There will absolutely be no wooing involved. But I am prepared to negotiate terms.
“Do you want to come back?”
She thinks about this. “I am perhaps … willing. But willing and wanting are two different things.”
That’s a good distinction. But her nonanswer also frustrates me. A strange feeling swirls in my chest, dipping into my gut. I wish she were both willing and wanting. And maybe not just for business purposes.
Bad idea, James. Pick one: professional or personal.
Not a hard choice. There is only one answer.
Personal is off the table. I’m floundering with Dark Horse, struggling to get everything done.
Even without the tight timeline, trying to open for the Sheet Cake Festival, it’s almost an impossible task.
Having a romantic relationship with my one employee—assuming she’ll come back—is unacceptable.
And that’s if I wanted a romantic relationship.
Which, to be clear, I don’t.
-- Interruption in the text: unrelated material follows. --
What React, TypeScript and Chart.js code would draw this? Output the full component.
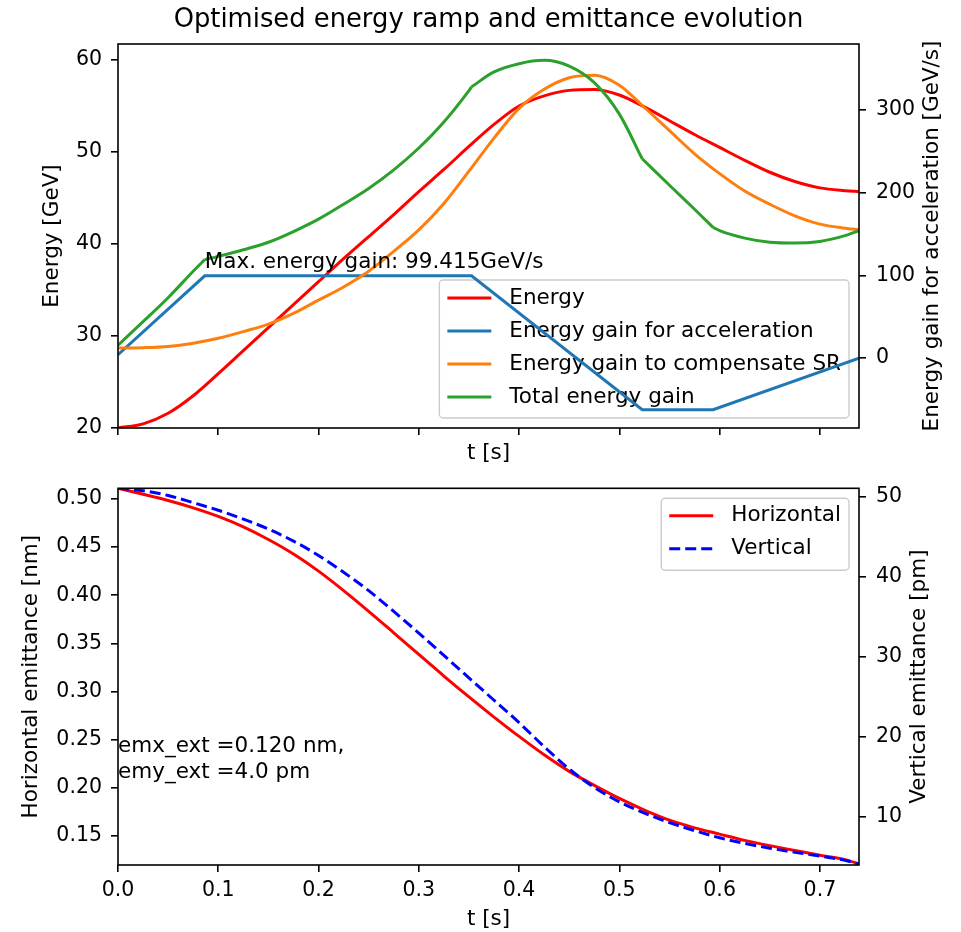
import React, { useEffect, useRef } from "react";
import { Chart, registerables } from "chart.js";

Chart.register(...registerables);

// ---------------- data ----------------
const T_MAX = 0.739;
const T_GRID = [0, 0.025, 0.05, 0.075, 0.1, 0.125, 0.15, 0.175, 0.2, 0.225, 0.25, 0.275, 0.3, 0.325, 0.35, 0.375, 0.4, 0.425, 0.45, 0.475, 0.5, 0.525, 0.55, 0.575, 0.6, 0.625, 0.65, 0.675, 0.7, 0.725, 0.739];

// Energy [GeV]
const ENERGY = [20.0, 20.45, 21.6, 23.5, 25.9, 28.4, 30.9, 33.4, 35.9, 38.4, 40.8, 43.2, 45.7, 48.1, 50.6, 53.0, 55.0, 56.1, 56.7, 56.8, 56.2, 54.9, 53.4, 51.9, 50.5, 49.1, 47.8, 46.8, 46.1, 45.8, 45.7];

// Energy gain to compensate SR [GeV/s]
const SR_GAIN = [12, 12.5, 14, 18, 24, 32, 41, 54, 70, 86, 105, 129, 155, 187, 226, 266, 302, 325, 339, 342, 330, 303, 275, 247, 223, 202, 186, 172, 162, 157, 155];

// Energy gain for acceleration [GeV/s]
const MAX_GAIN = 99.415;
const ACC_T = [0, 0.0865, 0.3526, 0.5228, 0.5935, 0.739];
const ACC_GAIN = [4, MAX_GAIN, MAX_GAIN, -62.5, -62.5, 0];

// Total energy gain [GeV/s]
const TOTAL_T = [0, 0.025, 0.05, 0.075, 0.0865, 0.1, 0.125, 0.15, 0.175, 0.2, 0.225, 0.25, 0.275, 0.3, 0.325, 0.35, 0.3526, 0.375, 0.4, 0.425, 0.45, 0.475, 0.5, 0.5228, 0.55, 0.575, 0.5935, 0.6, 0.625, 0.65, 0.675, 0.7, 0.725, 0.739];
const TOTAL_GAIN = [15.5, 44, 73, 105, 119, 123, 131, 140, 153, 168, 186, 205, 227.5, 254, 285.5, 323.5, 328, 346, 356, 360, 353, 333, 295, 241, 209, 180, 158, 154, 145, 140, 139, 141, 148, 154];

// Emittances
const EMIT_X = [0.511, 0.5048, 0.4983, 0.4907, 0.4818, 0.471, 0.4579, 0.4428, 0.425, 0.4048, 0.3833, 0.361, 0.3385, 0.3161, 0.2944, 0.2735, 0.2534, 0.2343, 0.2171, 0.2026, 0.189, 0.177, 0.1665, 0.1585, 0.152, 0.1455, 0.14, 0.135, 0.13, 0.1255, 0.121];
const EMIT_Y = [51.1, 50.8, 50.2, 49.3, 48.35, 47.25, 46.0, 44.5, 42.7, 40.6, 38.3, 35.7, 33.0, 30.2, 27.4, 24.6, 21.8, 18.8, 16.0, 13.7, 11.9, 10.5, 9.3, 8.3, 7.4, 6.7, 6.1, 5.6, 5.1, 4.6, 4.1];
const EMX_EXT = 0.12;
const EMY_EXT = 4.0;

// ticks / ranges
const T_TICKS = [0, 0.1, 0.2, 0.3, 0.4, 0.5, 0.6, 0.7];
const E_TICKS = [20, 30, 40, 50, 60];
const E_RANGE = [20, 61.74];
const GAIN_TICKS = [0, 100, 200, 300];
const GAIN_RANGE = [-84.6, 379.8];
const EMX_TICKS = [0.15, 0.2, 0.25, 0.3, 0.35, 0.4, 0.45, 0.5];
const EMX_RANGE = [0.1199, 0.511];
const EMY_TICKS = [10, 20, 30, 40, 50];
const EMY_RANGE = [4.0, 51.1];

// annotation anchors (data coords)
const ANNOT_GAIN_POS = [0.0865, 109.4];
const ANNOT_EMIT_POS = [0, 0.25];

// ---------------- styling ----------------
const FAMILY = "'DejaVu Sans', sans-serif";
const FS = 21.5; // labels, legend, annotations
const FS_TICK = 20.5;
const FS_TITLE = 25.8;
const W = 961;
const H1 = 466;
const H2 = 466;

const pts = (xs: number[], ys: number[]) => xs.map((x, i) => ({ x, y: ys[i] }));

// split a polyline into smooth pieces at the corner times (sharp kinks)
function pieces(xs: number[], ys: number[], corners: number[]) {
  const out: { x: number; y: number }[][] = [];
  let cur: { x: number; y: number }[] = [];
  xs.forEach((x, i) => {
    cur.push({ x, y: ys[i] });
    if (corners.includes(x) && i > 0 && i < xs.length - 1) {
      out.push(cur);
      cur = [{ x, y: ys[i] }];
    }
  });
  out.push(cur);
  return out;
}

const gridCfg = {
  display: true,
  drawOnChartArea: false,
  drawTicks: true,
  tickLength: 7,
  tickWidth: 1.6,
  tickColor: "#000",
  color: "#000",
  lineWidth: 1.6,
};

function setTicks(values: number[]) {
  return (scale: any) => {
    scale.ticks = values.map((v) => ({ value: v }));
  };
}

const framePlugin = {
  id: "frameBox",
  afterDatasetsDraw(chart: any) {
    const { ctx, chartArea: a } = chart;
    ctx.save();
    ctx.strokeStyle = "#000";
    ctx.lineWidth = 1.6;
    ctx.strokeRect(a.left, a.top, a.right - a.left, a.bottom - a.top);
    ctx.restore();
  },
};

function rightTitlePlugin(text: string, x: number) {
  return {
    id: "rightTitle",
    afterDraw(chart: any) {
      const { ctx, chartArea: a } = chart;
      ctx.save();
      ctx.translate(x, (a.top + a.bottom) / 2);
      ctx.rotate(-Math.PI / 2);
      ctx.font = `${FS}px ${FAMILY}`;
      ctx.fillStyle = "#000";
      ctx.textAlign = "center";
      ctx.textBaseline = "middle";
      ctx.fillText(text, 0, 0);
      ctx.restore();
    },
  };
}

function drawLegend(chart: any, order: number[], loc: "lowerRight" | "upperRight", rowOffset: number) {
  const { ctx, chartArea: a } = chart;
  const ds = order.map((i) => chart.data.datasets[i]);
  ctx.save();
  ctx.font = `${FS}px ${FAMILY}`;
  const maxW = Math.max(...ds.map((d: any) => ctx.measureText(d.label).width));
  const w = 70 + maxW + 8;
  const n = ds.length;
  const h = 16 + n * 23 + (n - 1) * 10;
  const x = a.right - 10 - w;
  const y = loc === "lowerRight" ? a.bottom - 10 - h : a.top + 10;
  ctx.beginPath();
  ctx.roundRect(x, y, w, h, 4);
  ctx.fillStyle = "rgba(255,255,255,0.8)";
  ctx.fill();
  ctx.strokeStyle = "#cccccc";
  ctx.lineWidth = 1.4;
  ctx.stroke();
  ds.forEach((d: any, i: number) => {
    const cy = y + rowOffset + i * 33;
    ctx.beginPath();
    ctx.setLineDash(d.borderDash || []);
    ctx.strokeStyle = d.borderColor;
    ctx.lineWidth = d.borderWidth || 3;
    ctx.moveTo(x + 8, cy);
    ctx.lineTo(x + 52, cy);
    ctx.stroke();
    ctx.setLineDash([]);
    ctx.fillStyle = "#000";
    ctx.textAlign = "left";
    ctx.textBaseline = "middle";
    ctx.fillText(d.label, x + 70, cy);
  });
  ctx.restore();
}

const topTextPlugin = {
  id: "topText",
  beforeDatasetsDraw(chart: any) {
    // legend belongs to the first (energy) axes: the twin-axis lines are drawn over it
    drawLegend(chart, [0, 1, 2, 3], "lowerRight", 18);
  },
  afterDraw(chart: any) {
    const { ctx, chartArea: a, scales } = chart;
    ctx.save();
    ctx.fillStyle = "#000";
    ctx.font = `${FS_TITLE}px ${FAMILY}`;
    ctx.textAlign = "center";
    ctx.textBaseline = "alphabetic";
    ctx.fillText("Optimised energy ramp and emittance evolution", (a.left + a.right) / 2, 27);
    ctx.font = `${FS}px ${FAMILY}`;
    ctx.textAlign = "left";
    const px = scales.x.getPixelForValue(ANNOT_GAIN_POS[0]);
    const py = scales.yG.getPixelForValue(ANNOT_GAIN_POS[1]);
    ctx.fillText(`Max. energy gain: ${MAX_GAIN.toFixed(3)}GeV/s`, px, py);
    ctx.restore();
  },
};

const bottomTextPlugin = {
  id: "bottomText",
  afterDraw(chart: any) {
    const { ctx, scales } = chart;
    drawLegend(chart, [0, 1], "upperRight", 17.5);
    ctx.save();
    ctx.fillStyle = "#000";
    ctx.font = `${FS}px ${FAMILY}`;
    ctx.textAlign = "left";
    ctx.textBaseline = "alphabetic";
    const px = scales.x.getPixelForValue(ANNOT_EMIT_POS[0]);
    const py = scales.yX.getPixelForValue(ANNOT_EMIT_POS[1]);
    ctx.fillText(`emx_ext =${EMX_EXT.toFixed(3)} nm,`, px, py + 12.5);
    ctx.fillText(`emy_ext =${EMY_EXT.toFixed(1)} pm`, px, py + 38.5);
    ctx.restore();
  },
};

const tickFont = { family: FAMILY, size: FS_TICK };
const labelFont = { family: FAMILY, size: FS };

function topConfig(): any {
  const totalPieces = pieces(TOTAL_T, TOTAL_GAIN, ACC_T.slice(1, -1));
  return {
    type: "line",
    data: {
      datasets: [
        { label: "Energy", data: pts(T_GRID, ENERGY), borderColor: "#ff0000", yAxisID: "yE", cubicInterpolationMode: "monotone", order: 4 },
        { label: "Energy gain for acceleration", data: pts(ACC_T, ACC_GAIN), borderColor: "#1f77b4", yAxisID: "yG", tension: 0, order: 3 },
        { label: "Energy gain to compensate SR", data: pts(T_GRID, SR_GAIN), borderColor: "#ff7f0e", yAxisID: "yG", cubicInterpolationMode: "monotone", order: 2 },
        ...totalPieces.map((p) => ({
          label: "Total energy gain",
          data: p,
          borderColor: "#2ca02c",
          yAxisID: "yG",
          cubicInterpolationMode: "monotone",
          order: 1,
        })),
      ],
    },
    options: {
      animation: false,
      responsive: false,
      maintainAspectRatio: false,
      devicePixelRatio: 1,
      events: [],
      layout: { autoPadding: false, padding: { top: 44, left: 0, right: 0, bottom: 0 } },
      elements: { point: { radius: 0 }, line: { borderWidth: 3, fill: false, borderCapStyle: "butt" } },
      plugins: { legend: { display: false }, tooltip: { enabled: false }, title: { display: false } },
      scales: {
        x: {
          type: "linear",
          position: "bottom",
          min: 0,
          max: T_MAX,
          bounds: "data",
          afterBuildTicks: setTicks(T_TICKS),
          afterFit: (s: any) => { s.height = 38; },
          grid: gridCfg,
          border: { display: false },
          ticks: { display: false, autoSkip: false },
          title: { display: true, text: "t [s]", color: "#000", font: labelFont, padding: { top: 0, bottom: 0 } },
        },
        yE: {
          type: "linear",
          position: "left",
          min: E_RANGE[0],
          max: E_RANGE[1],
          bounds: "data",
          afterBuildTicks: setTicks(E_TICKS),
          afterFit: (s: any) => { s.width = 118; },
          grid: gridCfg,
          border: { display: false },
          ticks: { color: "#000", font: tickFont, padding: 9, autoSkip: false, callback: (v: any) => String(v) },
          title: { display: true, text: "Energy [GeV]", color: "#000", font: labelFont, padding: { top: 40, bottom: 0 } },
        },
        yG: {
          type: "linear",
          position: "right",
          min: GAIN_RANGE[0],
          max: GAIN_RANGE[1],
          bounds: "data",
          afterBuildTicks: setTicks(GAIN_TICKS),
          afterFit: (s: any) => { s.width = 102; },
          grid: gridCfg,
          border: { display: false },
          ticks: { color: "#000", font: tickFont, padding: 10, autoSkip: false, callback: (v: any) => String(v) },
        },
      },
    },
    plugins: [framePlugin, topTextPlugin, rightTitlePlugin("Energy gain for acceleration [GeV/s]", 932)],
  };
}

function bottomConfig(): any {
  return {
    type: "line",
    data: {
      datasets: [
        { label: "Horizontal", data: pts(T_GRID, EMIT_X), borderColor: "#ff0000", yAxisID: "yX", cubicInterpolationMode: "monotone", order: 2 },
        { label: "Vertical", data: pts(T_GRID, EMIT_Y), borderColor: "#0000ff", borderDash: [11, 5], yAxisID: "yY", cubicInterpolationMode: "monotone", order: 1 },
      ],
    },
    options: {
      animation: false,
      responsive: false,
      maintainAspectRatio: false,
      devicePixelRatio: 1,
      events: [],
      layout: { autoPadding: false, padding: { top: 14, left: 0, right: 0, bottom: 0 } },
      elements: { point: { radius: 0 }, line: { borderWidth: 3, fill: false, borderCapStyle: "butt" } },
      plugins: { legend: { display: false }, tooltip: { enabled: false }, title: { display: false } },
      scales: {
        x: {
          type: "linear",
          position: "bottom",
          min: 0,
          max: T_MAX,
          bounds: "data",
          afterBuildTicks: setTicks(T_TICKS),
          afterFit: (s: any) => { s.height = 67; },
          grid: gridCfg,
          border: { display: false },
          ticks: { color: "#000", font: tickFont, padding: 6, autoSkip: false, maxRotation: 0, callback: (v: any) => Number(v).toFixed(1) },
          title: { display: true, text: "t [s]", color: "#000", font: labelFont, padding: { top: 0, bottom: 0 } },
        },
        yX: {
          type: "linear",
          position: "left",
          min: EMX_RANGE[0],
          max: EMX_RANGE[1],
          bounds: "data",
          afterBuildTicks: setTicks(EMX_TICKS),
          afterFit: (s: any) => { s.width = 118; },
          grid: gridCfg,
          border: { display: false },
          ticks: { color: "#000", font: tickFont, padding: 9, autoSkip: false, callback: (v: any) => Number(v).toFixed(2) },
          title: { display: true, text: "Horizontal emittance [nm]", color: "#000", font: labelFont, padding: { top: 19, bottom: 0 } },
        },
        yY: {
          type: "linear",
          position: "right",
          min: EMY_RANGE[0],
          max: EMY_RANGE[1],
          bounds: "data",
          afterBuildTicks: setTicks(EMY_TICKS),
          afterFit: (s: any) => { s.width = 102; },
          grid: gridCfg,
          border: { display: false },
          ticks: { color: "#000", font: tickFont, padding: 10, autoSkip: false, callback: (v: any) => String(v) },
        },
      },
    },
    plugins: [framePlugin, bottomTextPlugin, rightTitlePlugin("Vertical emittance [pm]", 919)],
  };
}

export default function App() {
  const topRef = useRef<HTMLCanvasElement | null>(null);
  const botRef = useRef<HTMLCanvasElement | null>(null);

  useEffect(() => {
    Chart.defaults.font.family = FAMILY;
    const c1 = new Chart(topRef.current as HTMLCanvasElement, topConfig());
    const c2 = new Chart(botRef.current as HTMLCanvasElement, bottomConfig());
    return () => {
      c1.destroy();
      c2.destroy();
    };
  }, []);

  return (
    <div style={{ position: "absolute", left: 0, top: 0, width: W, height: H1 + H2, background: "#ffffff" }}>
      <canvas ref={topRef} width={W} height={H1} style={{ position: "absolute", left: 0, top: 0, width: W, height: H1 }} />
      <canvas ref={botRef} width={W} height={H2} style={{ position: "absolute", left: 0, top: H1, width: W, height: H2 }} />
    </div>
  );
}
I had a front row seat to real love with my parents and the pain of its loss.
The idiots saying it’s better to have loved and lost didn’t watch their mom die of cancer and their dad fall completely and utterly apart from the grief of it.
Definitely keep things professional.
“I’m prepared to negotiate,” I say. “Give me your terms.”
“I want to be brought on in a more permanent capacity. Not just contract labor and hourly wages.”
“So, not a temp?”
Winnie hesitates, staring down into her mug like she’ll find the answer there. “A less temporary temp?” she says, finally, a question in her voice.
Pat told me her main gig is app development, and that she’s poised to sell Neighborly. I assume after that, she won’t have a need for this job anymore. So, still temporary.
“And a raise.”
“Okay.”
She eyes me carefully, like she’s wondering why this is so easy. “I don’t just want money. I’d like more … say .”
I shift in the chair, which suddenly feels too small. “You want a say in how I run my business?”
My words practically send icicles shooting through the room. Now it’s Winnie’s turn to wiggle in her spot. But she doesn’t back down, and the seed of admiration I have for her grows, despite the bad soil and my resistance to watering it.
“I’m not talking like a partner or some official title. More like … if I have suggestions or ideas or feedback, you’ll listen.”
“I listen.”
She rolls her eyes. “Let me clarify. I want you not just to audibly hear me, but to consider what I’m suggesting.”
I grunt, which is my version of a response.